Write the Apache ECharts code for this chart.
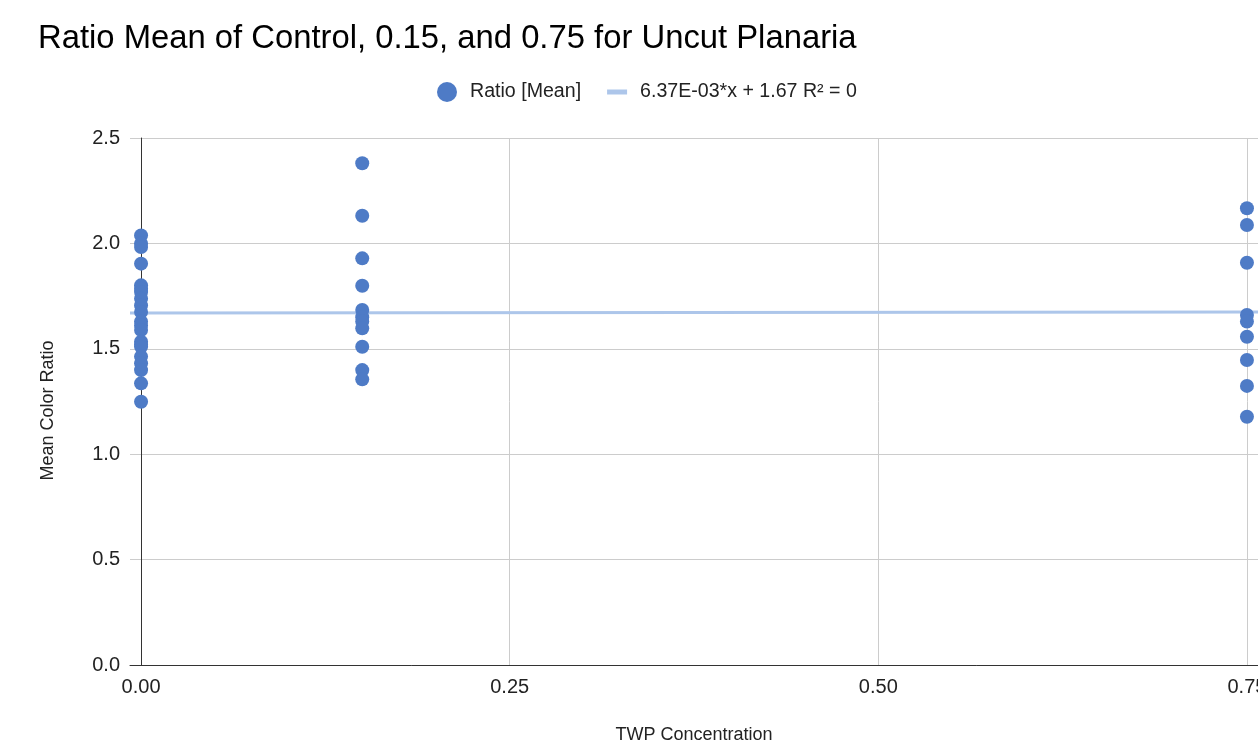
<!DOCTYPE html>
<html>
<head>
<meta charset="utf-8">
<script src="https://cdn.jsdelivr.net/npm/echarts@6/dist/echarts.min.js"></script>
<style>
html,body{margin:0;padding:0;background:#fff;overflow:hidden;}
#chart{width:1258px;height:747px;}
</style>
</head>
<body>
<div id="chart"></div>
<script>
// Data
const concentrations = [0, 0.15, 0.75];
const ratiosControl = [2.038, 1.999, 1.983, 1.904, 1.801, 1.785, 1.769, 1.738, 1.706, 1.675, 1.629, 1.610, 1.589, 1.534, 1.520, 1.510, 1.463, 1.431, 1.399, 1.336, 1.249];
const ratios015 = [2.380, 2.131, 1.929, 1.799, 1.684, 1.650, 1.629, 1.597, 1.510, 1.399, 1.355];
const ratios075 = [2.167, 2.087, 1.908, 1.660, 1.629, 1.557, 1.447, 1.324, 1.178];
const xTickValues = [0, 0.25, 0.5, 0.75];
const xRange = [-0.0075, 0.7575];
const trendSlope = 0.00637;
const trendIntercept = 1.67;
const seriesName = 'Ratio [Mean]';
const trendName = '6.37E-03*x + 1.67 R\u00b2 = 0';

const groups = [ratiosControl, ratios015, ratios075];
const scatterData = [];
groups.forEach((g, i) => g.forEach(v => scatterData.push([concentrations[i], v])));
const trendData = xRange.map(x => [x, trendSlope * x + trendIntercept]);

const FONT = '"Liberation Sans", Arial, Helvetica, sans-serif';
const chart = echarts.init(document.getElementById('chart'));
chart.setOption({
  animation: false,
  backgroundColor: '#fff',
  textStyle: { fontFamily: FONT },
  title: {
    text: 'Ratio Mean of Control, 0.15, and 0.75 for Uncut Planaria',
    left: 38, top: 22, padding: 0,
    textStyle: { fontFamily: FONT, fontSize: 32.8, fontWeight: 'normal', color: '#000' }
  },
  legend: {
    left: 437, top: 82, padding: 0,
    itemWidth: 20, itemHeight: 20, itemGap: 26,
    textStyle: { fontFamily: FONT, fontSize: 19.6, color: '#222', padding: [0, 0, 0, 8] },
    data: [
      { name: seriesName, icon: 'circle' },
      { name: trendName, icon: 'path://M0,0 L20,0 L20,5 L0,5 Z' }
    ]
  },
  grid: { left: 130, right: 0, top: 138, bottom: 82, containLabel: false, outerBoundsMode: 'none' },
  xAxis: {
    type: 'value',
    min: xRange[0], max: xRange[1],
    name: 'TWP Concentration',
    nameLocation: 'middle', nameGap: 61,
    nameTextStyle: { fontFamily: FONT, fontSize: 18, color: '#222' },
    axisLine: { show: true, onZero: false, lineStyle: { color: '#333', width: 1 } },
    axisTick: { show: false, customValues: xTickValues },
    axisLabel: { customValues: xTickValues, formatter: v => v.toFixed(2), margin: 12, fontFamily: FONT, fontSize: 20, color: '#222', hideOverlap: false },
    splitLine: { show: true, lineStyle: { color: '#ccc', width: 1 } }
  },
  yAxis: {
    type: 'value',
    min: 0, max: 2.5, interval: 0.5,
    name: 'Mean Color Ratio',
    nameLocation: 'middle', nameGap: 73,
    nameTextStyle: { fontFamily: FONT, fontSize: 18, color: '#222', padding: [0, 18, 0, 0] },
    axisLine: { show: true, onZero: true, lineStyle: { color: '#333', width: 1 } },
    axisTick: { show: false },
    axisLabel: { formatter: v => v.toFixed(1), margin: 10, fontFamily: FONT, fontSize: 20, color: '#222' },
    splitLine: { show: true, lineStyle: { color: '#ccc', width: 1 } }
  },
  series: [
    {
      name: trendName,
      type: 'line',
      data: trendData,
      showSymbol: false,
      symbol: 'none',
      lineStyle: { color: '#adc6ea', width: 3 },
      itemStyle: { color: '#adc6ea' },
      z: 2
    },
    {
      name: seriesName,
      type: 'scatter',
      data: scatterData,
      symbol: 'circle',
      symbolSize: 14,
      itemStyle: { color: '#4e7bc6', opacity: 1 },
      z: 3
    }
  ]
});
</script>
</body>
</html>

| Task to carry out |
Copy nothing but the lines from the top of the data down to the line containing "const trendName = '6.37E-03*x", and leave the pictures out.

| Problem solution |
Write the Apache ECharts code for this chart.
<!DOCTYPE html>
<html>
<head>
<meta charset="utf-8">
<script src="https://cdn.jsdelivr.net/npm/echarts@6/dist/echarts.min.js"></script>
<style>
html,body{margin:0;padding:0;background:#fff;overflow:hidden;}
#chart{width:1258px;height:747px;}
</style>
</head>
<body>
<div id="chart"></div>
<script>
// Data
const concentrations = [0, 0.15, 0.75];
const ratiosControl = [2.038, 1.999, 1.983, 1.904, 1.801, 1.785, 1.769, 1.738, 1.706, 1.675, 1.629, 1.610, 1.589, 1.534, 1.520, 1.510, 1.463, 1.431, 1.399, 1.336, 1.249];
const ratios015 = [2.380, 2.131, 1.929, 1.799, 1.684, 1.650, 1.629, 1.597, 1.510, 1.399, 1.355];
const ratios075 = [2.167, 2.087, 1.908, 1.660, 1.629, 1.557, 1.447, 1.324, 1.178];
const xTickValues = [0, 0.25, 0.5, 0.75];
const xRange = [-0.0075, 0.7575];
const trendSlope = 0.00637;
const trendIntercept = 1.67;
const seriesName = 'Ratio [Mean]';
const trendName = '6.37E-03*x + 1.67 R\u00b2 = 0';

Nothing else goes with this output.